No, I base it on this comment he made on MLB Network before the game:
“We want to win this game even though our ticket is punched to the quarterfinal.”
That seems fairly straightforward.
Don’t try to find that comment online, by the way. MLB has apparently taken it down.
DeRosa also seemed entirely unaware that the tiebreaker would come down to runs allowed. I mean, maybe he was actually aware of that, but being unaware would better explain his decision to start rookie Nolan McLean and then follow him up with veteran reliever Ryan Yarbrough, who gave up 13 homers in 64 innings last year.
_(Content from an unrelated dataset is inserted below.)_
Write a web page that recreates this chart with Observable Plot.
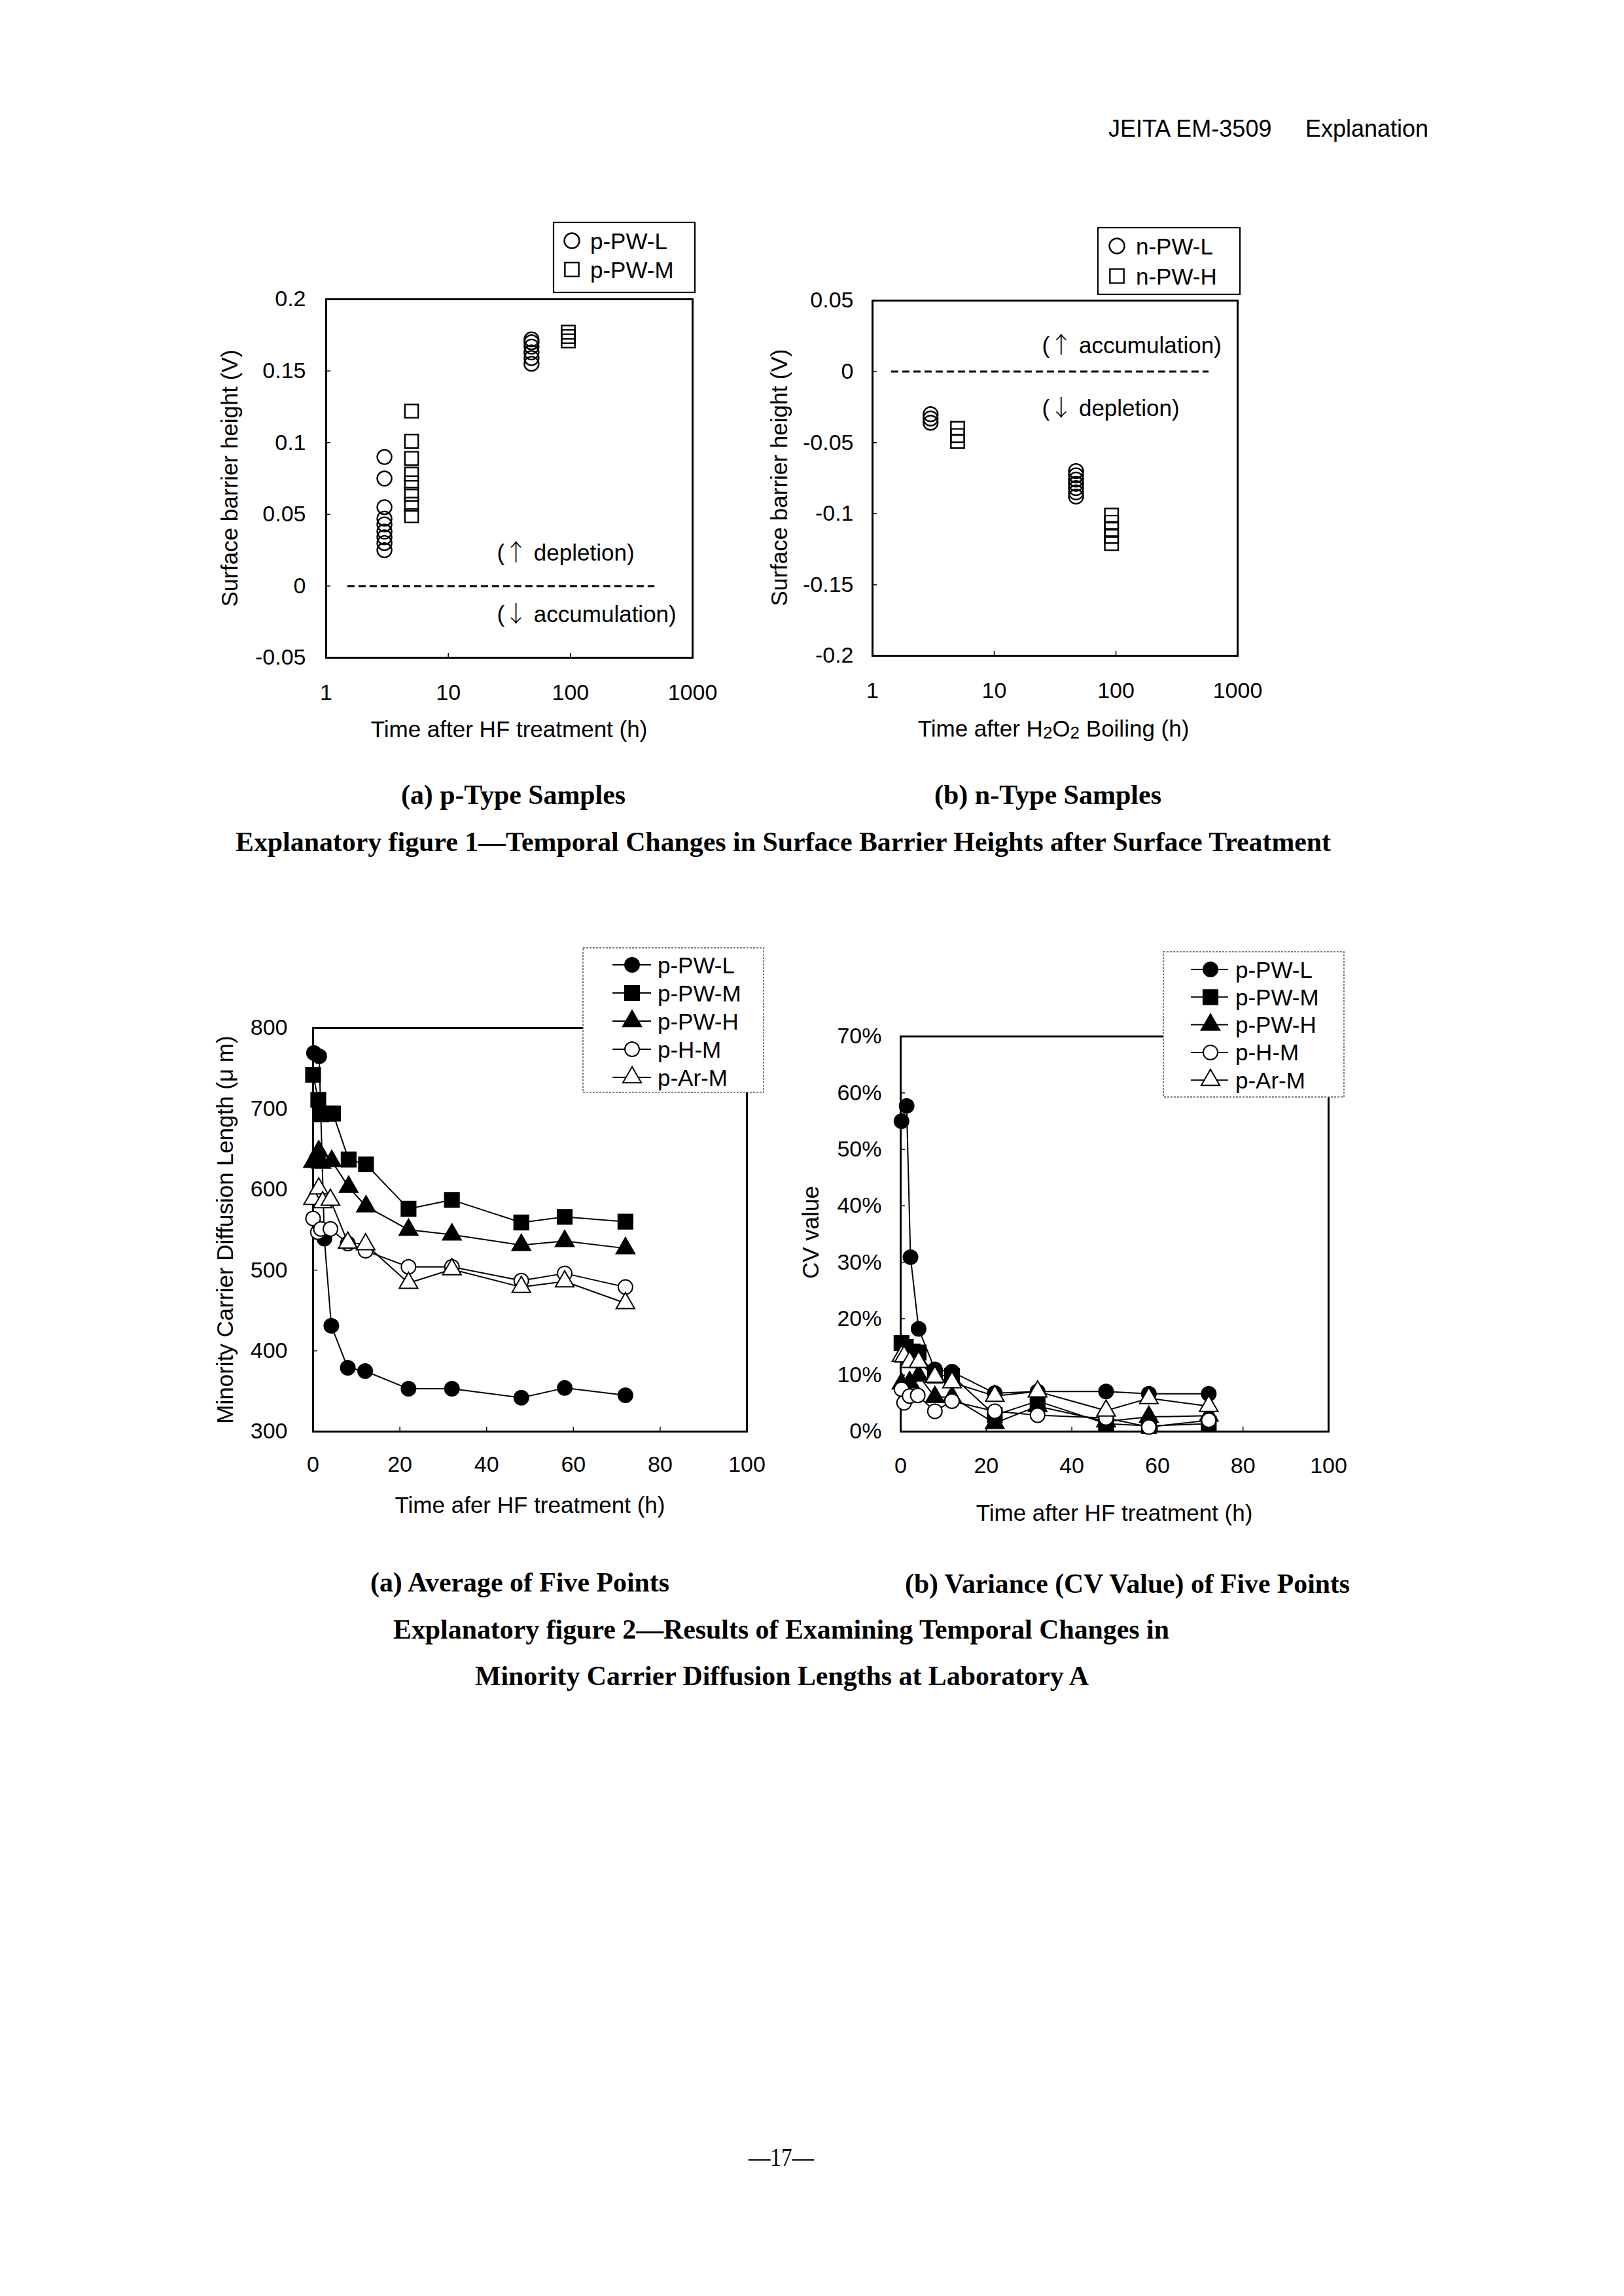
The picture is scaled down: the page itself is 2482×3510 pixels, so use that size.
<!DOCTYPE html>
<html><head><meta charset="utf-8">
<script src="https://cdn.jsdelivr.net/npm/d3@7"></script>
<script src="https://cdn.jsdelivr.net/npm/@observablehq/plot@0.6"></script>
<style>
html,body{margin:0;padding:0;background:#fff;}
#page{position:relative;width:2482px;height:3510px;background:#fff;overflow:hidden;}
.chart{position:absolute;}
#overlay{position:absolute;left:0;top:0;}
</style></head><body><div id="page"></div>
<script>
// ---------- Figure 1 (a): p-type surface barrier heights ----------
const p1Series = ["p-PW-L", "p-PW-M"];
const p1Time_L = [3,3,3,3,3,3,3,3,3, 48,48,48,48,48,48];
const p1Barrier_L = [0.090,0.075,0.055,0.047,0.043,0.038,0.034,0.030,0.025, 0.172,0.170,0.167,0.163,0.159,0.155];
const p1Time_M = [5,5,5,5,5,5,5,5, 96,96,96];
const p1Barrier_M = [0.122,0.101,0.089,0.078,0.072,0.064,0.057,0.049, 0.177,0.174,0.171];
const p1YTicks = [-0.05, 0, 0.05, 0.1, 0.15, 0.2];
const p1Notes = [["\u2191", " depletion)"], ["\u2193", " accumulation)"]];
const p1NoteY = [0.023, -0.020];

// ---------- Figure 1 (b): n-type surface barrier heights ----------
const n1Series = ["n-PW-L", "n-PW-H"];
const n1Time_L = [3,3,3, 47,47,47,47,47,47,47];
const n1Barrier_L = [-0.030,-0.033,-0.036, -0.070,-0.073,-0.076,-0.079,-0.082,-0.085,-0.088];
const n1Time_H = [5,5,5, 92,92,92,92,92];
const n1Barrier_H = [-0.040,-0.045,-0.049, -0.101,-0.106,-0.111,-0.116,-0.121];
const n1YTicks = [-0.2, -0.15, -0.1, -0.05, 0, 0.05];
const n1Notes = [["\u2191", " accumulation)"], ["\u2193", " depletion)"]];
const n1NoteY = [0.018, -0.026];

const logXTicks = [1, 10, 100, 1000];

// ---------- Figure 2: laboratory A ----------
const labSeries = ["p-PW-L", "p-PW-M", "p-PW-H", "p-H-M", "p-Ar-M"];
// (a) average diffusion length (um)
const avgTime_PWL = [0.2, 1.4, 2.6, 4.2, 8, 12, 22, 32, 48, 58, 72];
const avgLen_PWL  = [769, 765, 539, 431, 379, 375, 353, 353, 342, 354, 345];
const avgTime_PWM = [0, 1.2, 1.9, 3.2, 4.6, 8.2, 12.2, 22, 32, 48, 58, 72];
const avgLen_PWM  = [742, 711, 693, 694, 694, 637, 631, 576, 587, 559, 566, 560];
const avgTime_PWH = [0, 1.3, 1.9, 4.3, 8.2, 12.2, 22, 32, 48, 58, 72];
const avgLen_PWH  = [634, 647, 633, 635, 603, 579, 550, 544, 531, 536, 527];
const avgTime_HM  = [0, 1.1, 1.8, 4, 8, 12.1, 22, 32, 48, 58, 72];
const avgLen_HM   = [564, 547, 551, 551, 533, 524, 504, 504, 487, 496, 479];
const avgTime_ArM = [0, 1.3, 2.2, 4, 8, 12.1, 22, 32, 48, 58, 72];
const avgLen_ArM  = [588, 601, 584, 587, 534, 532, 484, 501, 479, 486, 459];
const lenYTicks = [300, 400, 500, 600, 700, 800];

// (b) CV value (%)
const cvTime_PWL = [0.2, 1.4, 2.3, 4.2, 8, 12, 22, 32, 48, 58, 72];
const cv_PWL     = [55.0, 57.7, 30.9, 18.2, 11.0, 10.6, 6.8, 7.1, 7.1, 6.7, 6.7];
const cvTime_PWM = [0.2, 1.2, 2.8, 4.2, 8, 12, 22, 32, 48, 58, 72];
const cv_PWM     = [15.7, 15.0, 14.2, 14.0, 9.9, 9.9, 2.9, 5.4, 1.4, 1.0, 1.4];
const cvTime_PWH = [0.2, 2.1, 4.2, 8, 12, 22, 32, 48, 58, 72];
const cv_PWH     = [8.5, 8.7, 9.9, 6.1, 6.1, 1.5, 4.5, 1.8, 2.6, 2.8];
const cvTime_HM  = [0.2, 0.8, 2.1, 4, 8, 12, 22, 32, 48, 58, 72];
const cv_HM      = [7.5, 5.1, 6.3, 6.4, 3.6, 5.4, 3.6, 2.9, 2.4, 0.8, 2.0];
const cvTime_ArM = [0.2, 0.8, 2.1, 4.2, 8, 12, 22, 32, 48, 58, 72];
const cv_ArM     = [13.4, 13.3, 12.3, 12.3, 9.7, 8.7, 6.3, 7.1, 3.7, 5.9, 4.5];
const cvYTicks = [0, 10, 20, 30, 40, 50, 60, 70];
const linXTicks = [0, 20, 40, 60, 80, 100];

// ---------- helpers ----------
const SANS = "'Liberation Sans', Arial, sans-serif";
const SERIF = "'Liberation Serif', 'Times New Roman', serif";
const CJK = "'Noto Sans CJK JP', 'DejaVu Sans', sans-serif";
const page = document.getElementById("page");

function place(svg, left, top) {
  const d = document.createElement("div");
  d.className = "chart";
  d.style.left = left + "px"; d.style.top = top + "px";
  d.appendChild(svg);
  page.appendChild(d);
}

const M = {l: 170, r: 40, t: 40, b: 100};

function basePlot(fr, x, y, xTicks, xFmt, yTicks, yFmt, padX, padY, marks) {
  const fw = fr.r - fr.l, fh = fr.b - fr.t;
  const svg = Plot.plot({
    width: M.l + fw + M.r, height: M.t + fh + M.b,
    marginLeft: M.l, marginRight: M.r, marginTop: M.t, marginBottom: M.b,
    x: Object.assign({label: null}, x),
    y: Object.assign({label: null}, y),
    style: {fontFamily: SANS, fontSize: "34px", color: "black", background: "none", overflow: "visible"},
    marks: [
      Plot.frame({stroke: "black", strokeWidth: 3}),
      Plot.axisX({ticks: xTicks, tickFormat: xFmt, tickSize: 0, tickPadding: padX}),
      Plot.axisY({ticks: yTicks, tickFormat: yFmt, tickSize: 0, tickPadding: padY}),
      Plot.tickY(yTicks, {y: d => d, insetRight: fw - 7, stroke: "black", strokeWidth: 1.5}),
      Plot.tickX(xTicks, {x: d => d, insetTop: fh - 7, stroke: "black", strokeWidth: 1.5}),
      ...marks
    ]
  });
  svg.style.maxWidth = "none";
  place(svg, fr.l - M.l, fr.t - M.t);
  return svg;
}

// Render note "(↑ text)" with a full-width arrow glyph inside Plot text elements
function fixNotes(svg) {
  d3.select(svg).selectAll("text").each(function () {
    const s = this.textContent;
    if (s.startsWith("(\u2191") || s.startsWith("(\u2193")) {
      const arrow = s[1], rest = s.slice(2);
      const t = d3.select(this);
      t.text(null);
      t.append("tspan").text("(");
      t.append("tspan").attr("font-family", CJK).attr("font-weight", 300).text(arrow);
      t.append("tspan").text(rest);
    }
  });
}

const numFmt = d => String(d);
const noteText = d => "(" + d[0] + d[1];

// ---------- Figure 1 (a) ----------
const F1a = {l: 498, t: 457, r: 1058, b: 1005};
fixNotes(basePlot(F1a, {type: "log", domain: [1, 1000]}, {domain: [-0.05, 0.2]},
  logXTicks, numFmt, p1YTicks, numFmt, 40, 31, [
    Plot.ruleY([0], {x1: 1.5, x2: 490, stroke: "black", strokeWidth: 3, strokeDasharray: "11,6"}),
    Plot.text(p1Notes, {x: [25, 25], y: p1NoteY, text: noteText, textAnchor: "start", fontSize: 35, fill: "black"}),
    Plot.dot(p1Barrier_L, {x: p1Time_L, y: p1Barrier_L, symbol: "circle", r: 11, fill: "none", stroke: "black", strokeWidth: 2.4}),
    Plot.dot(p1Barrier_M, {x: p1Time_M, y: p1Barrier_M, symbol: "square", r: 11.5, fill: "none", stroke: "black", strokeWidth: 2.4})
  ]));

// ---------- Figure 1 (b) ----------
const F1b = {l: 1333, t: 459, r: 1891, b: 1002};
fixNotes(basePlot(F1b, {type: "log", domain: [1, 1000]}, {domain: [-0.2, 0.05]},
  logXTicks, numFmt, n1YTicks, numFmt, 40, 29, [
    Plot.ruleY([0], {x1: 1.43, x2: 580, stroke: "black", strokeWidth: 3, strokeDasharray: "11,6"}),
    Plot.text(n1Notes, {x: [24.7, 24.7], y: n1NoteY, text: noteText, textAnchor: "start", fontSize: 35, fill: "black"}),
    Plot.dot(n1Barrier_L, {x: n1Time_L, y: n1Barrier_L, symbol: "circle", r: 11, fill: "none", stroke: "black", strokeWidth: 2.4}),
    Plot.dot(n1Barrier_H, {x: n1Time_H, y: n1Barrier_H, symbol: "square", r: 11.5, fill: "none", stroke: "black", strokeWidth: 2.4})
  ]));

// series styles for figure 2
const labStyle = [
  {symbol: "circle",   r: 11,   fill: "black"},
  {symbol: "square",   r: 12.5, fill: "black"},
  {symbol: "triangle", r: 10.5, fill: "black"},
  {symbol: "circle",   r: 11,   fill: "white"},
  {symbol: "triangle", r: 10.5, fill: "white"}
];
function seriesMarks(ts, vs) {
  const out = [];
  ts.forEach((t, i) => {
    out.push(Plot.line(vs[i], {x: t, y: vs[i], stroke: "black", strokeWidth: 2}));
    out.push(Plot.dot(vs[i], {x: t, y: vs[i], symbol: labStyle[i].symbol, r: labStyle[i].r,
      fill: labStyle[i].fill, stroke: "black", strokeWidth: 2}));
  });
  return out;
}

// ---------- Figure 2 (a) ----------
const F2a = {l: 478, t: 1571, r: 1141, b: 2188};
basePlot(F2a, {domain: [0, 100]}, {domain: [300, 800]},
  linXTicks, numFmt, lenYTicks, numFmt, 37, 39,
  seriesMarks([avgTime_PWL, avgTime_PWM, avgTime_PWH, avgTime_HM, avgTime_ArM],
              [avgLen_PWL, avgLen_PWM, avgLen_PWH, avgLen_HM, avgLen_ArM]));

// ---------- Figure 2 (b) ----------
const F2b = {l: 1376, t: 1584, r: 2030, b: 2188};
basePlot(F2b, {domain: [0, 100]}, {domain: [0, 70]},
  linXTicks, numFmt, cvYTicks, d => d + "%", 39, 29,
  seriesMarks([cvTime_PWL, cvTime_PWM, cvTime_PWH, cvTime_HM, cvTime_ArM],
              [cv_PWL, cv_PWM, cv_PWH, cv_HM, cv_ArM]));

// ---------- overlay: texts and legends ----------
const ov = d3.select(page).append("svg").attr("id", "overlay").attr("width", 2482).attr("height", 3510);

function T(str, x, y, o = {}) {
  const t = ov.append("text").attr("x", x).attr("y", y)
    .attr("font-family", o.family || SANS).attr("font-size", o.size || 35)
    .attr("font-weight", o.weight || "normal").attr("text-anchor", o.anchor || "start")
    .attr("fill", "black");
  if (o.baseline) t.attr("dominant-baseline", o.baseline);
  if (o.rotate) t.attr("transform", `rotate(${o.rotate},${x},${y})`);
  if (o.len) t.attr("textLength", o.len).attr("lengthAdjust", "spacingAndGlyphs");
  if (str !== null) t.text(str);
  return t;
}

function sym(type, cx, cy, r, fill, sw) {
  const shape = {circle: d3.symbolCircle, square: d3.symbolSquare, triangle: d3.symbolTriangle}[type];
  ov.append("path").attr("d", d3.symbol(shape, Math.PI * r * r)())
    .attr("transform", `translate(${cx},${cy})`)
    .attr("fill", fill).attr("stroke", "black").attr("stroke-width", sw);
}

// header and page number
T("JEITA EM-3509", 1694, 209, {size: 36});
T("Explanation", 1995, 209, {size: 36});
T("\u201417\u2014", 1144, 3311, {size: 40, family: SERIF, len: 100});

// axis titles
T("Surface barrier height (V)", 350, 731, {rotate: -90, anchor: "middle", baseline: "central"});
T("Time after HF treatment (h)", 778, 1114, {anchor: "middle", baseline: "central"});
T("Surface barrier height (V)", 1190, 730, {rotate: -90, anchor: "middle", baseline: "central"});
const h2o2 = T(null, 1610, 1113, {anchor: "middle", baseline: "central"});
h2o2.append("tspan").text("Time after H");
h2o2.append("tspan").attr("font-size", 26).attr("dy", 7).text("2");
h2o2.append("tspan").attr("dy", -7).text("O");
h2o2.append("tspan").attr("font-size", 26).attr("dy", 7).text("2");
h2o2.append("tspan").attr("dy", -7).text(" Boiling (h)");
T("Minority Carrier Diffusion Length (\u03bc m)", 343, 1880, {rotate: -90, anchor: "middle", baseline: "central"});
T("Time afer HF treatment (h)", 810, 2300, {anchor: "middle", baseline: "central"});
T("CV value", 1238, 1884, {rotate: -90, anchor: "middle", baseline: "central"});
T("Time after HF treatment (h)", 1703, 2312, {anchor: "middle", baseline: "central"});

// figure captions
const cap = {family: SERIF, weight: "bold", size: 42};
T("(a) p-Type Samples", 613, 1229, Object.assign({len: 343}, cap));
T("(b) n-Type Samples", 1428, 1229, Object.assign({len: 347}, cap));
T("Explanatory figure 1\u2014Temporal Changes in Surface Barrier Heights after Surface Treatment", 360, 1301, Object.assign({len: 1674}, cap));
T("(a) Average of Five Points", 566, 2433, Object.assign({len: 457}, cap));
T("(b) Variance (CV Value) of Five Points", 1383, 2435, Object.assign({len: 680}, cap));
T("Explanatory figure 2\u2014Results of Examining Temporal Changes in", 601, 2505, Object.assign({len: 1186}, cap));
T("Minority Carrier Diffusion Lengths at Laboratory A", 726, 2576, Object.assign({len: 938}, cap));

// figure 1 legends
function legend1(box, names, sx, tx, ys) {
  ov.append("rect").attr("x", box[0]).attr("y", box[1]).attr("width", box[2] - box[0]).attr("height", box[3] - box[1])
    .attr("fill", "white").attr("stroke", "black").attr("stroke-width", 2.2);
  sym("circle", sx, ys[0], 11.5, "none", 2.4);
  sym("square", sx, ys[1], 12, "none", 2.4);
  names.forEach((n, i) => T(n, tx, ys[i], {size: 35, baseline: "central"}));
}
legend1([846, 340, 1062, 447], p1Series, 874, 902, [368, 412]);
legend1([1678, 348, 1895, 450], n1Series, 1707, 1736, [376, 422]);

// figure 2 legends
function legend2(box, x1, x2, mx, tx, y0, dy) {
  ov.append("rect").attr("x", box[0]).attr("y", box[1]).attr("width", box[2] - box[0]).attr("height", box[3] - box[1])
    .attr("fill", "white").attr("stroke", "#555").attr("stroke-width", 1.5).attr("stroke-dasharray", "3,2");
  labSeries.forEach((n, i) => {
    const y = y0 + i * dy;
    ov.append("line").attr("x1", x1).attr("x2", x2).attr("y1", y).attr("y2", y).attr("stroke", "black").attr("stroke-width", 2);
    sym(labStyle[i].symbol, mx, y, labStyle[i].r, labStyle[i].fill, 2);
    T(n, tx, y, {size: 35, baseline: "central"});
  });
}
legend2([891, 1449, 1167, 1670], 936, 995, 966, 1005, 1475, 43);
legend2([1778, 1455, 2054, 1677], 1820, 1877, 1850, 1888, 1482, 42.3);
</script></body></html>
So is it wrong to say that DeRosa not knowing that his team did NOT have its ticket punched to the quarterfinal is … kind of funny? I mean, sure, you can play the rage card if you want. That’s the default. But, seriously, this U.S. team with a million superstars — with, like, Aaron Judge and Bobby Witt Jr. and Paul Skenes and Tarik Skubal and all the rest — might have gotten itself knocked out of the tournament by a few Italian Americans with names like Jac Caglianonne, Sam Antonacci, and Vinnie Pasquantino?
That’s objectively pretty funny, come on.
I guess I believe sports are what we make them. On a single day, Bam Abedayo scored 83 points, and the U.S. lost to a baseball team representing Italy. Sure, you can say that Abedayo’s game points out the absurdity of tanking in the NBA. Sure, you can say that Mark DeRosa didn’t do some basic WBC rulebook reading and might have wrecked the U.S. chances of winning it all!
I prefer to think that it’s all kinds of wonderful. I mean, why care about sports otherwise?



Adrian Dantley currently works as a crossing guard (at least, as of a couple years ago), and was the referee in one of my (then) 10-year old son's basketball games in a county-run rec league. As was appropriate for a member of the Bad Boys Pistons, Dantley did not call a lot of fouls.
Joe, I got a disagree with you on the whole Shawn Green versus Adebayo comparison. Green had six AB‘s, Bam virtually had unlimited shot capability. Nobody ever had 19 total bases before or since in 150 years of baseball.